How do I feel comfortable again?
Lately, I keep over analyzing my actions and while I do something, a task or what have you, I remember doing the same task when I felt normal. Then I instantly feel like I'm third person. 
This sucks man.

Called my therapist this morning. Hopefully, I can get an appointment soon.


----------



## Newky (Dec 11, 2013)

So many feels


----------



## missjess (Jun 1, 2012)

Yeah it is hard trying to do things when ur friggin split from ur body and mental processes, u feel retarded!!
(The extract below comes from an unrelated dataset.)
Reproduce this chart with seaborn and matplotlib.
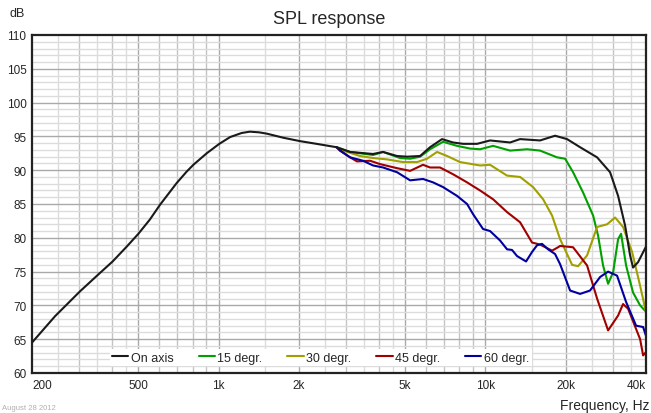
import numpy as np
import pandas as pd
import matplotlib.pyplot as plt
import matplotlib.colors as mcolors
import seaborn as sns

# part shared by all curves (up to ~2.8 kHz they coincide with on-axis)
freq_low = [200, 244, 303, 355, 401, 453, 501, 553, 604, 697, 760, 805, 903, 1007, 1105,
            1220, 1310, 1420, 1520, 1750, 2020, 2330, 2770]
spl_low = [64.5, 68.4, 72.1, 74.6, 76.5, 78.7, 80.6, 82.7, 84.9, 88.1, 89.8, 90.8, 92.5, 93.9, 94.9,
           95.5, 95.7, 95.6, 95.4, 94.8, 94.3, 93.9, 93.4]

# on axis, above 3 kHz
freq_on = [3112, 3794, 4137, 4668, 5088, 5694, 6206, 6882, 7568, 8250, 9310, 10414, 12380, 13494,
           16034, 18252, 20240, 22650, 26230, 29340, 31440, 33400, 34870, 35770, 37360, 40000]
spl_on = [92.7, 92.4, 92.7, 92.1, 92.0, 92.1, 93.4, 94.6, 94.1, 93.9, 93.9, 94.4, 94.1, 94.6,
          94.4, 95.1, 94.6, 93.4, 91.9, 89.7, 86.2, 81.8, 77.4, 75.6, 76.4, 78.7]

# 15 degrees
freq_15 = [3112, 3794, 4137, 4790, 5224, 5694, 6206, 6942, 7834, 8766, 9554, 10690, 12380, 14330,
           16034, 18570, 19900, 21320, 23240, 25340, 26460, 27620, 28840, 30120, 31440, 32260,
           33690, 35770, 38020, 39700, 40000]
spl_15 = [92.7, 92.25, 92.7, 91.8, 91.7, 92.0, 93.1, 94.2, 93.6, 93.2, 93.1, 93.6, 92.9, 93.1,
          92.9, 91.9, 91.7, 89.7, 86.7, 83.3, 80.3, 75.9, 73.2, 74.9, 79.8, 80.6,
          75.9, 71.9, 70.0, 69.2, 70.2]

# 30 degrees
freq_30 = [2928, 3392, 3794, 4282, 4916, 5546, 6046, 6592, 7188, 8040, 9554, 10414, 12060, 13494,
           15100, 16460, 17780, 19060, 21140, 22260, 24060, 26230, 28590, 30640, 32820, 35480,
           38020, 40000]
spl_30 = [92.9, 92.1, 91.8, 91.6, 91.2, 91.2, 91.7, 92.7, 92.1, 91.2, 90.7, 90.8, 89.2, 89.0,
          87.5, 85.7, 83.3, 79.8, 76.0, 75.8, 77.4, 81.6, 82.0, 83.0, 81.6, 77.9,
          72.9, 69.0]

# 45 degrees
freq_45 = [2854, 3112, 3304, 3698, 4032, 4668, 5224, 5840, 6206, 6764, 7568, 8540, 9554, 10690,
           12060, 13494, 14960, 16034, 17780, 18730, 19060, 21320, 24060, 26230, 28840, 31440,
           32820, 34280, 38020, 39020, 40000]
spl_45 = [92.9, 91.9, 91.3, 91.4, 90.9, 90.3, 89.9, 90.8, 90.4, 90.4, 89.4, 88.2, 87.0, 85.7,
          83.8, 82.3, 79.3, 79.0, 78.1, 78.6, 78.8, 78.6, 75.9, 71.0, 66.3, 68.5,
          70.2, 69.5, 65.0, 62.6, 63.1]

# 60 degrees
freq_60 = [2854, 3112, 3480, 3794, 4137, 4668, 5224, 5840, 6368, 6942, 7834, 8540, 8994, 9804,
           10414, 11354, 12060, 12590, 13146, 14210, 14960, 15630, 16310, 17180, 18252, 19060,
           20780, 22650, 24680, 26920, 28840, 31160, 33690, 36720, 39020, 40000]
spl_60 = [92.9, 91.9, 91.4, 90.7, 90.4, 89.7, 88.5, 88.7, 88.2, 87.5, 86.2, 85.0, 83.5, 81.3,
          81.0, 79.6, 78.3, 78.2, 77.3, 76.5, 77.9, 78.9, 79.1, 78.3, 77.6, 76.1,
          72.2, 71.7, 72.2, 74.2, 75.0, 74.4, 70.5, 67.0, 66.8, 65.5]

labels = ["On axis", "15 degr.", "30 degr.", "45 degr.", "60 degr."]
colors = ["#1a1a1a", "#00a000", "#a0a000", "#a00000", "#0000a0"]

x_ticks = [200, 500, 1000, 2000, 5000, 10000, 20000, 40000]
x_ticklabels = ["200", "500", "1k", "2k", "5k", "10k", "20k", "40k"]

# build long table
rows = []
series = [
    (labels[0], freq_low + freq_on, spl_low + spl_on),
    (labels[1], freq_low[-1:] + freq_15, spl_low[-1:] + spl_15),
    (labels[2], freq_low[-1:] + freq_30, spl_low[-1:] + spl_30),
    (labels[3], freq_low[-1:] + freq_45, spl_low[-1:] + spl_45),
    (labels[4], freq_low[-1:] + freq_60, spl_low[-1:] + spl_60),
]
for name, f, s in series:
    for fi, si in zip(f, s):
        rows.append({"freq": fi, "spl": si, "curve": name})
df = pd.DataFrame(rows)

sns.set_style("white")
plt.rcParams['font.family'] = ['Liberation Sans', 'DejaVu Sans']

fig = plt.figure(figsize=(6.51, 4.14), dpi=100)
ax = fig.add_axes([32 / 651, 1 - 374 / 414, 614 / 651, 338 / 414])

# grid
for dec in [100, 1000, 10000]:
    for m in [1, 1.5, 2, 2.5, 3, 3.5, 4, 4.5, 5, 6, 7, 8, 9]:
        f = dec * m
        if 200 < f < 40000:
            c = "#a9a9a9" if m in (1, 2, 5) else ("#c4c4c4" if float(m).is_integer() else "#dcdcdc")
            ax.axvline(f, color=c, lw=1, zorder=0)
for v in range(61, 110):
    ax.axhline(v, color="#a9a9a9" if v % 5 == 0 else "#dcdcdc", lw=1, zorder=0)

sns.lineplot(data=df, x="freq", y="spl", hue="curve", hue_order=labels,
             palette=dict(zip(labels, colors)), estimator=None, sort=False,
             linewidth=1.5, ax=ax)
# on-axis curve drawn on top
for ln in ax.get_lines():
    if mcolors.to_hex(ln.get_color()) == "#1a1a1a":
        ln.set_zorder(4)

ax.set_xscale("log")
ax.set_xlim(200, 40000)
ax.set_ylim(60, 110)
ax.set_xticks(x_ticks)
ax.set_xticklabels(x_ticklabels)
ax.xaxis.set_minor_locator(plt.NullLocator())
ax.set_yticks(range(60, 111, 5))
ax.tick_params(length=0, labelsize=8.5, pad=4)
tl = ax.get_xticklabels()
tl[-1].set_horizontalalignment("right")
tl[0].set_horizontalalignment("left")
ax.set_xlabel("")
ax.set_ylabel("")
for sp in ax.spines.values():
    sp.set_color("#222222")
    sp.set_linewidth(1.6)

handles, lbls = ax.get_legend_handles_labels()
leg = ax.legend(handles, lbls, ncol=5, loc="center", bbox_to_anchor=(0.47, 0.045),
                fontsize=9, handlelength=1.3, handletextpad=0.2, columnspacing=2.0,
                frameon=True, fancybox=False, borderpad=0.2, borderaxespad=0)
leg.get_frame().set_edgecolor("none")
leg.get_frame().set_facecolor("white")
leg.get_frame().set_alpha(1)

fig.text(329 / 651, 1 - 19 / 414, "SPL response", ha="center", va="center", fontsize=13)
fig.text(10 / 651, 1 - 14 / 414, "dB", ha="left", va="center", fontsize=9)
fig.text(649 / 651, 1 - 406 / 414, "Frequency, Hz", ha="right", va="center", fontsize=10)
fig.text(2 / 651, 1 - 409 / 414, "August 28 2012", ha="left", va="center", fontsize=5.5, color="#b0b0b0")

fig.savefig("out.png", dpi=100)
Solomonorlando shares good advice tho, the best thing to do is to focus on the task at hand and not on analysis of ur body coordination! Focus outside not inside


----------



## sydneylondon (Feb 4, 2014)

I know this very well. Especially when I'm talking to others it's like I'm watching myself talk. I haven't found any solution yet though :/


----------



## ayoungmind (Dec 19, 2013)

It's truly a bummer. I feel like I am floating through space expiereincing dofferent forms of DP. I'm terified of losing my grip on everything. Tired of the the day before seeming like nothing but a dream. Just ride the wave to the shore we call death.


----------



## sydneylondon (Feb 4, 2014)

It scares me too. I don't want to die without having experienced or felt anything! How do we get out of this??


----------



## ayoungmind (Dec 19, 2013)

I guess we just live? I dunno. I'm lost today. Sitting in the doctors office just flat out lost.


----------



## sydneylondon (Feb 4, 2014)

Does therapy help you though? I mean that's a step in the right direction


----------



## ayoungmind (Dec 19, 2013)

Yes. But I don't go that much.


----------



## sydneylondon (Feb 4, 2014)

Then go more often if it helps you?


----------



## ayoungmind (Dec 19, 2013)

Its 95 a sesh. So I go as needed


----------



## sydneylondon (Feb 4, 2014)

95 is a lot! quite understandable then. how long have you had it for?


----------



## ayoungmind (Dec 19, 2013)

6 seshes since this started


----------



## Legitlex_ (Feb 8, 2014)

I feel uncomfortable in mine too, feel like I can't get away.. It sucks


----------